# SET PROBLEM
Begin with the first line of the material and write out each line exactly, ending with the line that contains "const y = d3.scaleLinear().domain([0, 1]).range([293, 49]);". Pictures are not part of the copy.

# start of MATERIAL SHOWN

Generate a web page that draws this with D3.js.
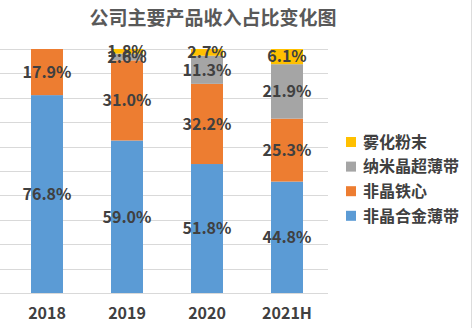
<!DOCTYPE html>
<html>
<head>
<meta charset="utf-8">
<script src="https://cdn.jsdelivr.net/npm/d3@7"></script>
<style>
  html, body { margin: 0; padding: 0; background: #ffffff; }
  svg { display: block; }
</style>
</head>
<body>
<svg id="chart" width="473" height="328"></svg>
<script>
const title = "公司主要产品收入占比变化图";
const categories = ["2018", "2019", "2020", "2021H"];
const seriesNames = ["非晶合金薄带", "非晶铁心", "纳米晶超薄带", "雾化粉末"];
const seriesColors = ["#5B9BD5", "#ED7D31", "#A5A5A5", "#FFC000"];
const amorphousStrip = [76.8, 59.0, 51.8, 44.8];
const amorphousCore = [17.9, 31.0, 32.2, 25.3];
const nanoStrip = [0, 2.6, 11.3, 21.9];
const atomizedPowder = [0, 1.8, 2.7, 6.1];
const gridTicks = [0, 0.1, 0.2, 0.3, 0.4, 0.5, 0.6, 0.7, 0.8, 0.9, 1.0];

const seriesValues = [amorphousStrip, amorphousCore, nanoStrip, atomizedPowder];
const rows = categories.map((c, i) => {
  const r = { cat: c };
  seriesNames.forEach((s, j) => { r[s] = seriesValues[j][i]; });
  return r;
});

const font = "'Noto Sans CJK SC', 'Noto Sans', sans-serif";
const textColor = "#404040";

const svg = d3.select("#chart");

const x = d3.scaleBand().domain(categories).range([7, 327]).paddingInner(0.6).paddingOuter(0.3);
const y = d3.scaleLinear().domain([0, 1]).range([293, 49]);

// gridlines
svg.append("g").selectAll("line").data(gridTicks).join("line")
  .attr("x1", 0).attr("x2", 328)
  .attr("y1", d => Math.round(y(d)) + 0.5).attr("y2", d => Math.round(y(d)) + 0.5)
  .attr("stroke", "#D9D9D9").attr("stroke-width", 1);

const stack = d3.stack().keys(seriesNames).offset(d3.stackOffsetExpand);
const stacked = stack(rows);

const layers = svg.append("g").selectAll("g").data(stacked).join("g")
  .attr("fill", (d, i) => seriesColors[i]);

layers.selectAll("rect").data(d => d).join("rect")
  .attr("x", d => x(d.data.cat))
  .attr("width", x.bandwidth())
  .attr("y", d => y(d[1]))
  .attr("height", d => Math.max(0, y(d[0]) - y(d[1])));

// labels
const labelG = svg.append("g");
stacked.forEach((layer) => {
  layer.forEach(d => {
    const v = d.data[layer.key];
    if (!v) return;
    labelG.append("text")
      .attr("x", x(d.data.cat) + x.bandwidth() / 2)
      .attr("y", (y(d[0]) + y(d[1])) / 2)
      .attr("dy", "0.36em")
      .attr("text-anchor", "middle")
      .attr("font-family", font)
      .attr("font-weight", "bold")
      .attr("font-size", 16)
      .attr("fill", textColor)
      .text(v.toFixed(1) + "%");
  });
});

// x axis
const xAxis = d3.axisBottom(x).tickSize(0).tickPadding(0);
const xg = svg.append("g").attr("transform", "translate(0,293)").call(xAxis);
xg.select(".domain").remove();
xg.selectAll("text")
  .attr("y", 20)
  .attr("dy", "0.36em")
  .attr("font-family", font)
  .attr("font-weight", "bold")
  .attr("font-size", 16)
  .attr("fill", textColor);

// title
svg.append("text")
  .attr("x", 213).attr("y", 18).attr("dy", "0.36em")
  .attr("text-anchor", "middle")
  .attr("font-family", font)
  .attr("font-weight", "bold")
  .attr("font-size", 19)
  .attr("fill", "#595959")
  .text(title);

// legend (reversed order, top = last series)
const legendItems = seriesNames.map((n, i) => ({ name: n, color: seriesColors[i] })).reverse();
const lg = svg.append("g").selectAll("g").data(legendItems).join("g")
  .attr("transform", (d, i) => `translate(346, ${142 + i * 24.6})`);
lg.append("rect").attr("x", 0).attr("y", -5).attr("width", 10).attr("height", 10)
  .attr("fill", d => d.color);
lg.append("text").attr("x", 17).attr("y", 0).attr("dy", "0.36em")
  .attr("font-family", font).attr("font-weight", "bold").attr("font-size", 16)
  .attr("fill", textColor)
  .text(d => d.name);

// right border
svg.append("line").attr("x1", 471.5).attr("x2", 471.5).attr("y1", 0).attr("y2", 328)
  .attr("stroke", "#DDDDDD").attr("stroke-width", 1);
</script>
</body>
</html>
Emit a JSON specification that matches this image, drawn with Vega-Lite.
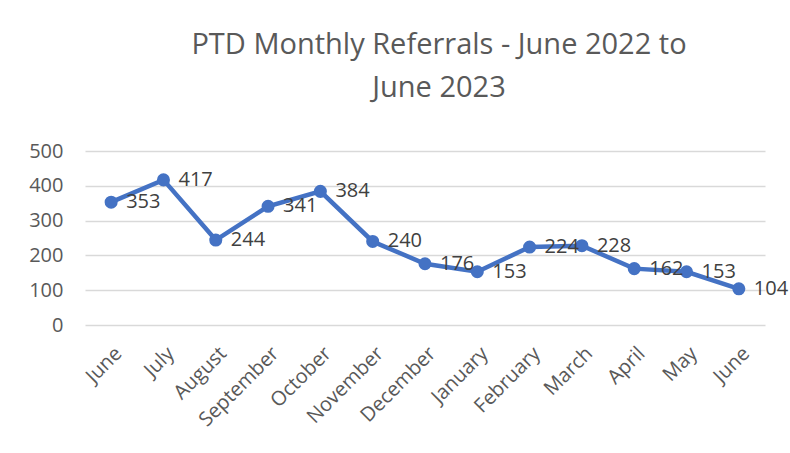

# end of MATERIAL SHOWN

# OUTPUT BELOW
Generate a web page that draws this with D3.js.
<!DOCTYPE html>
<html>
<head>
<meta charset="utf-8">
<script src="https://cdn.jsdelivr.net/npm/d3@7"></script>
<style>
  html, body { margin: 0; padding: 0; background: #ffffff; }
  svg { display: block; }
</style>
</head>
<body>
<svg id="chart" width="473" height="328"></svg>
<script>
const title = "公司主要产品收入占比变化图";
const categories = ["2018", "2019", "2020", "2021H"];
const seriesNames = ["非晶合金薄带", "非晶铁心", "纳米晶超薄带", "雾化粉末"];
const seriesColors = ["#5B9BD5", "#ED7D31", "#A5A5A5", "#FFC000"];
const amorphousStrip = [76.8, 59.0, 51.8, 44.8];
const amorphousCore = [17.9, 31.0, 32.2, 25.3];
const nanoStrip = [0, 2.6, 11.3, 21.9];
const atomizedPowder = [0, 1.8, 2.7, 6.1];
const gridTicks = [0, 0.1, 0.2, 0.3, 0.4, 0.5, 0.6, 0.7, 0.8, 0.9, 1.0];

const seriesValues = [amorphousStrip, amorphousCore, nanoStrip, atomizedPowder];
const rows = categories.map((c, i) => {
  const r = { cat: c };
  seriesNames.forEach((s, j) => { r[s] = seriesValues[j][i]; });
  return r;
});

const font = "'Noto Sans CJK SC', 'Noto Sans', sans-serif";
const textColor = "#404040";

const svg = d3.select("#chart");

const x = d3.scaleBand().domain(categories).range([7, 327]).paddingInner(0.6).paddingOuter(0.3);
const y = d3.scaleLinear().domain([0, 1]).range([293, 49]);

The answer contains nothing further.